The crash and retreat of waves, the blaze of the sun on the sand, the shifting textures shaped by wind and tide captured by the artists, are moments that encourage reflection, reminding us of the beauty that is all around us, if we only care to see it.
“What is this life if, full of care, We have no time to stand and stare. No time to stand beneath the boughs And stare as long as sheep or cows. No time to see, when woods we pass, Where squirrels hide their nuts in grass. No time to see, in broad daylight, Streams full of stars, like skies at night. A poor life this if, full of care, We have no time to stand and stare.” Leisure, by William Henry Davies.
From left: Artwork by Fasiha Irfan and Rafia Baig's composition.
More than literal depictions, the artworks on display carry gestures, whispers and delicate threads and often shout out loud ideas of belonging, heritage and transformation. The shoreline emerges as a symbol of being and becoming, a space where histories repose, even as they are turned into futures. Light and water serve as recurring metaphors, reflecting states of memory, serenity, and emotional depth. Across the exhibition, movement and stillness coexist: waves crash and recede, sunlight flickers on surfaces, and textures echo the rhythms of dunes and tides. There are moments of transition as the sun sets into the sea and footsteps silently beckon from the sands, nudging the guest for contemplation.
The city of Dubai appears not just as backdrop, but as metaphor - a place where ambition rises from history and where beauty is found in contradiction. Dubai appears not merely as a backdrop, but as a powerful metaphor: a city rising from heritage-rich sands, a place where ambition and memory walk hand in hand. The exhibition’s richness also lies in its multiplicity; a reflection of the diverse voices and practices of its participants who hail from South Asia, united by a shared inquiry into belonging and transformation. Together, the works produce a collective resonance, a reminder that spaces can hold stories as deeply as the people who inhabit them.
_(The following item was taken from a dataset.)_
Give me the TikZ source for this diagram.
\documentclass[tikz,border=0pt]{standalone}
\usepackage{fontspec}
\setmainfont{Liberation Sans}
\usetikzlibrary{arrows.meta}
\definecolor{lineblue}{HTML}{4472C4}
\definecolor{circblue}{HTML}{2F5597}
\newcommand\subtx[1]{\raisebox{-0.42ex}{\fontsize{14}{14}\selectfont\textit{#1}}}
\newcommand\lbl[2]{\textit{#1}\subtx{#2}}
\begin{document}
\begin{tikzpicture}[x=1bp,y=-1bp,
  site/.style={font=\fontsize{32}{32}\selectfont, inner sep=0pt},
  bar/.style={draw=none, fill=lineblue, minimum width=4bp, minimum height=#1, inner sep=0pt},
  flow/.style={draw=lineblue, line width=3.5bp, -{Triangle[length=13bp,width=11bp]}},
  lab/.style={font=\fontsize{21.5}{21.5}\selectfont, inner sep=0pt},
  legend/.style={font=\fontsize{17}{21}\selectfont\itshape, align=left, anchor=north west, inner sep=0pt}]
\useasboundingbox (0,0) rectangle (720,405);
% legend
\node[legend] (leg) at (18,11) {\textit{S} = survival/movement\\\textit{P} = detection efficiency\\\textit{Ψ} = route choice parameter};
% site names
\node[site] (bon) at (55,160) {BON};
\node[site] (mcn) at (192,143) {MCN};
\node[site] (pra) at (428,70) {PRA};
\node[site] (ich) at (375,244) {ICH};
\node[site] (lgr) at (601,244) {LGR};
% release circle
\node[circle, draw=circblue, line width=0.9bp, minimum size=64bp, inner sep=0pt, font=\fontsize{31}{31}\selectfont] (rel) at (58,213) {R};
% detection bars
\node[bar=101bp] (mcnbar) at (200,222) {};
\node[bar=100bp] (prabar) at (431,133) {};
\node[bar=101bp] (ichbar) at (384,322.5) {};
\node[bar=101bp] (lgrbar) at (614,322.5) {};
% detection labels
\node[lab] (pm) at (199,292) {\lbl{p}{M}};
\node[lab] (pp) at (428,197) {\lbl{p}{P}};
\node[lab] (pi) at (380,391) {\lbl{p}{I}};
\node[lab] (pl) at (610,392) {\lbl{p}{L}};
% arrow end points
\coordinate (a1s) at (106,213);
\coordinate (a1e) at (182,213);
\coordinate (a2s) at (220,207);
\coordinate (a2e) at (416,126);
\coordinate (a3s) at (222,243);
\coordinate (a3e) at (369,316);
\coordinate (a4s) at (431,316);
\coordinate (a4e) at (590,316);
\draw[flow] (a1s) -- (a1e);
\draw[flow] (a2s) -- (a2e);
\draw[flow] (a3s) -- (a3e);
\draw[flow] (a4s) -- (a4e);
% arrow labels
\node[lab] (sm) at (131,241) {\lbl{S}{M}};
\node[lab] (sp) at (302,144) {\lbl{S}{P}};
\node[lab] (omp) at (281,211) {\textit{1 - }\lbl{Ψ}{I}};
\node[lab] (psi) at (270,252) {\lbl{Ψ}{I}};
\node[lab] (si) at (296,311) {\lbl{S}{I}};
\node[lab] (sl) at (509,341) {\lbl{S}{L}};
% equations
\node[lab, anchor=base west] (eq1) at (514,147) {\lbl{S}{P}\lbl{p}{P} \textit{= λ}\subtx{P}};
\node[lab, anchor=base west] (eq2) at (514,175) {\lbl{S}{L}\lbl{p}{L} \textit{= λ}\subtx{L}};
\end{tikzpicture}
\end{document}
Mishal Sajid's vision of sun, sea and shore (left) and Bettina Kulakowski's artwork.
In the heart of a bustling metropolis, where the race against time is a part of life and ambitions are as expansive as the horizons beyond the sands, the exhibition offers a quiet space for reflection; an opportunity for visitors to ponder their own connections to heritage, land and belonging. It reminds one that every shore is a threshold, every wave an invitation and every grain of sand, a witness to the passage of time. The show stands as a testament to the strength of collaboration, the strength of collective vision, and the enchantments that emerge when heritage and belonging combine. Visitors are invited to experience the quiet poetry of a city that lives within the spaces between land and shore; a place that, like the artworks themselves, reminds us that belonging is not only about where we come from, but also about where we choose to stand, to reflect, and to dream.
Maria Lari is an artist who has shaped the Social Arts Gallery into a platform that brings together artists, brands and communities for meaningful, socially engaged events. Through exhibitions, workshops, and collaborative projects, Social Arts celebrates diversity and strives to create spaces where dialogue can flourish and connections can deepen. “With ‘Where Sun Meets Shore’, we aim to capture the joy and beauty of Dubai summers — where long, sunlit days meet ocean breezes, and the landscape itself becomes a living canvas,” says Lari. A Pakistani-Nepali artist and art promoter based in Dubai, she is in tune with the vibrancy of belonging and heritage. Through Social Arts and its initiatives, she weaves these ideas into spaces where heritage and emotion blend, allowing communities to find common ground and share ethereal moments of beauty.
Maria Lari and FS Karachiwala
FS Karachiwala is an accomplished art curator and cultural producer with a long-standing passion for building bridges between communities. Living and working between Dubai and Karachi, he has dedicated himself to nurturing connections across borders, creating platforms for dialogue that champion heritage and innovation. He is a recipient of the Creative Activism Award from the Cultures of Resistance Network - a testament to his commitment to using the language of art as a means for connection, understanding and social change.